Records with drawing code:
· · · ·
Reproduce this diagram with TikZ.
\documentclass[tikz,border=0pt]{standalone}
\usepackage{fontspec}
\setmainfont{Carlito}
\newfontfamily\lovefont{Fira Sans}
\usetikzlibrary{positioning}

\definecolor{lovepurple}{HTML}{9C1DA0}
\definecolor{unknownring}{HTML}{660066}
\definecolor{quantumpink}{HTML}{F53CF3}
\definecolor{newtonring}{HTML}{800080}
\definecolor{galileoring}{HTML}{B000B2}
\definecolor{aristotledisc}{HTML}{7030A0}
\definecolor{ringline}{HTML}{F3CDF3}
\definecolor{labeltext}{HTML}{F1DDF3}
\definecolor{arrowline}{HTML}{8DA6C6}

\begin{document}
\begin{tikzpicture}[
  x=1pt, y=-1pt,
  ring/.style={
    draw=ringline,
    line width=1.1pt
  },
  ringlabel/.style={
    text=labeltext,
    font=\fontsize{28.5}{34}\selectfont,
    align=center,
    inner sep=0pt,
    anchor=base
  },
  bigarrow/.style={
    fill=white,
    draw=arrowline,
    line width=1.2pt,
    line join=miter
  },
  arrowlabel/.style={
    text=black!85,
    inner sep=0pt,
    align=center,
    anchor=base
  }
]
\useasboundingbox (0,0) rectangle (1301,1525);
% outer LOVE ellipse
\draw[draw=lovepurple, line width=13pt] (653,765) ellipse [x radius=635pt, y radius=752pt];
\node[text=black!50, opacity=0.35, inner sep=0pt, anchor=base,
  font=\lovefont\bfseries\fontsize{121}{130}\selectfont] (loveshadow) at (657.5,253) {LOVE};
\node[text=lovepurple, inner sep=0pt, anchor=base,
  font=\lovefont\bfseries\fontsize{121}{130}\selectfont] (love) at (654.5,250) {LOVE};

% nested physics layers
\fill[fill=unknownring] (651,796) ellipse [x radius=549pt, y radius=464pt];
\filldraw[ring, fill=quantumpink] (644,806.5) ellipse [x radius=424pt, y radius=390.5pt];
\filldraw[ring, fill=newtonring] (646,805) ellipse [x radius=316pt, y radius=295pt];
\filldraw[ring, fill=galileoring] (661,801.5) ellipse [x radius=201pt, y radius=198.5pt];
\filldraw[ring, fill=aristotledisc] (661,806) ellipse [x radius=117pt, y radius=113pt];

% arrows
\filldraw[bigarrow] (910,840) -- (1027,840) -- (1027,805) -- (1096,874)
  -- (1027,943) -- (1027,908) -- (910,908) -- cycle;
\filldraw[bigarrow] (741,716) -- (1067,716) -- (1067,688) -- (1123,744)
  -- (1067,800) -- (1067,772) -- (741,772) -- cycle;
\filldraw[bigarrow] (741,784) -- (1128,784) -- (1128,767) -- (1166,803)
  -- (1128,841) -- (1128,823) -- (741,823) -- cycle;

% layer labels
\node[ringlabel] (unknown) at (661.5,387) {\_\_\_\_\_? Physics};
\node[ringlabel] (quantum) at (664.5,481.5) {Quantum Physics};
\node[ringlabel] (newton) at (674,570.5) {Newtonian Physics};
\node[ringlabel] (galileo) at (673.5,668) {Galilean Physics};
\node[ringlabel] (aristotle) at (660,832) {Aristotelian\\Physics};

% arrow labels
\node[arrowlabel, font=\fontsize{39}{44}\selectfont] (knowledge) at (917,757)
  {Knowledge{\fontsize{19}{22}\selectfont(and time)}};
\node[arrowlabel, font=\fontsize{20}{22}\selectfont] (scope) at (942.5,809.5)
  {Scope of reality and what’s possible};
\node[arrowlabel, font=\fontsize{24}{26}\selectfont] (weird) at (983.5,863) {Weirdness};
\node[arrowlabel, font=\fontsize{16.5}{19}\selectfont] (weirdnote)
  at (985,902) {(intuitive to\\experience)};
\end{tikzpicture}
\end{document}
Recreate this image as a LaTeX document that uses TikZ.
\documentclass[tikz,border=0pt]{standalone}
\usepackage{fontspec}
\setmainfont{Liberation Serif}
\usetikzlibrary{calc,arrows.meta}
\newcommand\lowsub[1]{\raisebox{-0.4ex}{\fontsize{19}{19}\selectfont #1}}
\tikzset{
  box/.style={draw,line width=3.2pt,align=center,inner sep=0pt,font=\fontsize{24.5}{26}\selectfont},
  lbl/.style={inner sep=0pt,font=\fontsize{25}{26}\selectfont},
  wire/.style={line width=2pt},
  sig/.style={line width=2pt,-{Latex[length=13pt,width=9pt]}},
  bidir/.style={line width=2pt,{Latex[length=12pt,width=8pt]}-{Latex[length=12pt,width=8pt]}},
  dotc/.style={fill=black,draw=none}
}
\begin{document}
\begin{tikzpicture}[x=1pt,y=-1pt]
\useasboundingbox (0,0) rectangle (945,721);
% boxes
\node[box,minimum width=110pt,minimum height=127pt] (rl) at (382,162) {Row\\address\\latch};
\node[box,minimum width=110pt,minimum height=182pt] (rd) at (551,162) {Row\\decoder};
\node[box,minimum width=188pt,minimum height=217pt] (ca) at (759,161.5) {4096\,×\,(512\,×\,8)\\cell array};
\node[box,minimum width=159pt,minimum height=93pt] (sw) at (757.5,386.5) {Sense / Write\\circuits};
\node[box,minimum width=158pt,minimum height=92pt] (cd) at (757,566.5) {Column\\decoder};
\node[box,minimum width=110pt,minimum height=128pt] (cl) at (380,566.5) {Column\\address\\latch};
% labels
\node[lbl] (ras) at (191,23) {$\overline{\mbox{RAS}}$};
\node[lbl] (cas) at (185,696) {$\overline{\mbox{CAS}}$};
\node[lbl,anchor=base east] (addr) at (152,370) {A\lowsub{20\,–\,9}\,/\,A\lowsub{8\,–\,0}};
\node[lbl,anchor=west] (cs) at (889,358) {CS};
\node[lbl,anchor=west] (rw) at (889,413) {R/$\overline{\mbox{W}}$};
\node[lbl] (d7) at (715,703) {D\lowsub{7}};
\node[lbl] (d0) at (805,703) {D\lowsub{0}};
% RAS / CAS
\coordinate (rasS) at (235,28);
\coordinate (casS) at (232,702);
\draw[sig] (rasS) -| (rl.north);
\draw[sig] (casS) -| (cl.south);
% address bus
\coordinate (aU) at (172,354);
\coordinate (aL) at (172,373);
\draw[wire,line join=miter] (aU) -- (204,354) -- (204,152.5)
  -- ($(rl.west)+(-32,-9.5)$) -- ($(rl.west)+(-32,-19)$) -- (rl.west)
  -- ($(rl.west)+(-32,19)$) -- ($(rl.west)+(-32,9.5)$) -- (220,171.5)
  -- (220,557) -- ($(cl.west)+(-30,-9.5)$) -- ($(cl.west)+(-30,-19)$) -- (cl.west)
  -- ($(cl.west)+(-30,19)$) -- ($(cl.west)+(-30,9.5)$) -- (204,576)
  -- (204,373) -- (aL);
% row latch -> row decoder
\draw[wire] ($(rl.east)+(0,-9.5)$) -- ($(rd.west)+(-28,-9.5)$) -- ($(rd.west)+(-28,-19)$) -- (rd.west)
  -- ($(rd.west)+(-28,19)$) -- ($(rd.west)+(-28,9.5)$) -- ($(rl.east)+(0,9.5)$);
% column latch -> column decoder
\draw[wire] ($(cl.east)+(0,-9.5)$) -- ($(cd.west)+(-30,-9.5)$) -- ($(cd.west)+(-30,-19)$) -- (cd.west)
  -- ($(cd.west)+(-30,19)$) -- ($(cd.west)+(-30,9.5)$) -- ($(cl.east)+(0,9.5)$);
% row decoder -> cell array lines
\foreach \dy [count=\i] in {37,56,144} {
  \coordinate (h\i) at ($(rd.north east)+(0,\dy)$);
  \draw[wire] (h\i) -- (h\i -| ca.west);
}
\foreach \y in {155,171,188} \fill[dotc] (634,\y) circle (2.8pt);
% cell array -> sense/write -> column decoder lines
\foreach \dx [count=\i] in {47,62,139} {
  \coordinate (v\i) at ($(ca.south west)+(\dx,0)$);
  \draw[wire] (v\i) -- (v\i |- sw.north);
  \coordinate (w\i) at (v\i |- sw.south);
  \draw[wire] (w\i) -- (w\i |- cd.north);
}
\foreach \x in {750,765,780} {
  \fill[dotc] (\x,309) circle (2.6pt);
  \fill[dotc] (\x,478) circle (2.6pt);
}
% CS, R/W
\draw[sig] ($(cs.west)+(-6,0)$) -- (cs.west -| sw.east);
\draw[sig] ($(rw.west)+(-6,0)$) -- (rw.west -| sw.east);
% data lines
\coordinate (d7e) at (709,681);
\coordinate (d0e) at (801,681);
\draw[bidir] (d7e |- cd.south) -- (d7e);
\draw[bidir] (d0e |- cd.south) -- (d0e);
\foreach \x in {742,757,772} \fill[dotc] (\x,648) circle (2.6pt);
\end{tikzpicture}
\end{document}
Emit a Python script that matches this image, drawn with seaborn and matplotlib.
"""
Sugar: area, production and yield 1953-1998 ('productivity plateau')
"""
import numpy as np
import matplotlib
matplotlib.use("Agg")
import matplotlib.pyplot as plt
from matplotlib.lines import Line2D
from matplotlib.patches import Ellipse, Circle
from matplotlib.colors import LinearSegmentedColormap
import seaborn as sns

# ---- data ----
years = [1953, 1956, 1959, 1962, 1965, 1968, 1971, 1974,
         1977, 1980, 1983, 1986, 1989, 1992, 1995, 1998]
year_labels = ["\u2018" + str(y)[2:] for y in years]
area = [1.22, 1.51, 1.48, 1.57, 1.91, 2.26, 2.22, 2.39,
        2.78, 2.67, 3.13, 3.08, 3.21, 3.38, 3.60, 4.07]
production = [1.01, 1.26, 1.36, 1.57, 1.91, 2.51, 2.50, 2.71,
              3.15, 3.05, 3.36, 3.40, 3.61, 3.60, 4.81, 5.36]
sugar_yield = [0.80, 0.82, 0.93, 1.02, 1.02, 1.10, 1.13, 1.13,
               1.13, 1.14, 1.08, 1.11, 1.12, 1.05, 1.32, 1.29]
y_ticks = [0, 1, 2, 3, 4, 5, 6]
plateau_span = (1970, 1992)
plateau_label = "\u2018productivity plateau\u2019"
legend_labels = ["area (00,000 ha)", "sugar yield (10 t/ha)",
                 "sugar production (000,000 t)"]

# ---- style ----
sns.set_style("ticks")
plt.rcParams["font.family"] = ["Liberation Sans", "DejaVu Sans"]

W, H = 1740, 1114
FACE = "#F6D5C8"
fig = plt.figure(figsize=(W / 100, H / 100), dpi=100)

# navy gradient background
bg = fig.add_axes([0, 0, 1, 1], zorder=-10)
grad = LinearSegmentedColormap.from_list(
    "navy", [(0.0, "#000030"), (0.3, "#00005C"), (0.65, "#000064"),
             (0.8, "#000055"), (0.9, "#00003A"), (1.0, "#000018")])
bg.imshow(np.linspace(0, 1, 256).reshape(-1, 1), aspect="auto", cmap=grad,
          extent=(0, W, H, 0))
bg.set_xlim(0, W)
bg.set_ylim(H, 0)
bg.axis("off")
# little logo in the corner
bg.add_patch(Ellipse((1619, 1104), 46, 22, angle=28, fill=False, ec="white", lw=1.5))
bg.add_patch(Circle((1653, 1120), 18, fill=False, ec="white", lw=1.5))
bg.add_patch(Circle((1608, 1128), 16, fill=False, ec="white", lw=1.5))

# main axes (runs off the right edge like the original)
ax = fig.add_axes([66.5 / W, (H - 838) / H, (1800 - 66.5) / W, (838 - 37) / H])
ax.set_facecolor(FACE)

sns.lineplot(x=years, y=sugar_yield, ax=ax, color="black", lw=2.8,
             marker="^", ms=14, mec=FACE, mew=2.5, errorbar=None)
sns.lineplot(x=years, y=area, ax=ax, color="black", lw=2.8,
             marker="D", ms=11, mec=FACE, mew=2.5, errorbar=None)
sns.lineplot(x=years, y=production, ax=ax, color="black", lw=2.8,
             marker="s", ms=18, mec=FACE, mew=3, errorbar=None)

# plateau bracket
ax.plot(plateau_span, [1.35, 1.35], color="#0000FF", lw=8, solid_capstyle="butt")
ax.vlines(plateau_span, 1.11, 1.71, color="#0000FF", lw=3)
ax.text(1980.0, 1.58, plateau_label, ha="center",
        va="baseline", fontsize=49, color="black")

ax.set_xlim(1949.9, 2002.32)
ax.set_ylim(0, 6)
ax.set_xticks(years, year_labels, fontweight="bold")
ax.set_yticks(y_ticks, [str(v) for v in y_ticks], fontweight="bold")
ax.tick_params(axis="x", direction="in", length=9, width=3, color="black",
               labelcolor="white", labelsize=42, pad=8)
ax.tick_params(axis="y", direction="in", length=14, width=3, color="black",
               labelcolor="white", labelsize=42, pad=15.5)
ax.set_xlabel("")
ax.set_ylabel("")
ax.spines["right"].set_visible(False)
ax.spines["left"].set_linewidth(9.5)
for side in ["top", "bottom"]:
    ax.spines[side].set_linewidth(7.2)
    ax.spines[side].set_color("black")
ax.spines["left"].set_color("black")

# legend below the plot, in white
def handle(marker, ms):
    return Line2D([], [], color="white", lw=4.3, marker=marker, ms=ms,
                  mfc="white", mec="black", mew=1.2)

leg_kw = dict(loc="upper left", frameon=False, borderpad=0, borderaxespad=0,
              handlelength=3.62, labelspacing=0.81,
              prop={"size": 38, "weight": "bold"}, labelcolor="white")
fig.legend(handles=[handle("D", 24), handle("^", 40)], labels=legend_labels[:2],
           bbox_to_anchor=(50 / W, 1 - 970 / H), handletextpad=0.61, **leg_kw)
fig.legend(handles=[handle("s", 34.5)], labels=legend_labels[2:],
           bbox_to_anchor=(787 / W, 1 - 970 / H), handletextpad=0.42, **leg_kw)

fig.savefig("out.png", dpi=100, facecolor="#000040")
· · · ·
■ WORK REQUIRED: Of the lines above, extract only those from the line with "Emit a Python" to the line with "fig = plt.figure(figsize=(W", both included, exactly as written.

■ COMPLETE RESPONSE:
Emit a Python script that matches this image, drawn with seaborn and matplotlib.
"""
Sugar: area, production and yield 1953-1998 ('productivity plateau')
"""
import numpy as np
import matplotlib
matplotlib.use("Agg")
import matplotlib.pyplot as plt
from matplotlib.lines import Line2D
from matplotlib.patches import Ellipse, Circle
from matplotlib.colors import LinearSegmentedColormap
import seaborn as sns

# ---- data ----
years = [1953, 1956, 1959, 1962, 1965, 1968, 1971, 1974,
         1977, 1980, 1983, 1986, 1989, 1992, 1995, 1998]
year_labels = ["\u2018" + str(y)[2:] for y in years]
area = [1.22, 1.51, 1.48, 1.57, 1.91, 2.26, 2.22, 2.39,
        2.78, 2.67, 3.13, 3.08, 3.21, 3.38, 3.60, 4.07]
production = [1.01, 1.26, 1.36, 1.57, 1.91, 2.51, 2.50, 2.71,
              3.15, 3.05, 3.36, 3.40, 3.61, 3.60, 4.81, 5.36]
sugar_yield = [0.80, 0.82, 0.93, 1.02, 1.02, 1.10, 1.13, 1.13,
               1.13, 1.14, 1.08, 1.11, 1.12, 1.05, 1.32, 1.29]
y_ticks = [0, 1, 2, 3, 4, 5, 6]
plateau_span = (1970, 1992)
plateau_label = "\u2018productivity plateau\u2019"
legend_labels = ["area (00,000 ha)", "sugar yield (10 t/ha)",
                 "sugar production (000,000 t)"]

# ---- style ----
sns.set_style("ticks")
plt.rcParams["font.family"] = ["Liberation Sans", "DejaVu Sans"]

W, H = 1740, 1114
FACE = "#F6D5C8"
fig = plt.figure(figsize=(W / 100, H / 100), dpi=100)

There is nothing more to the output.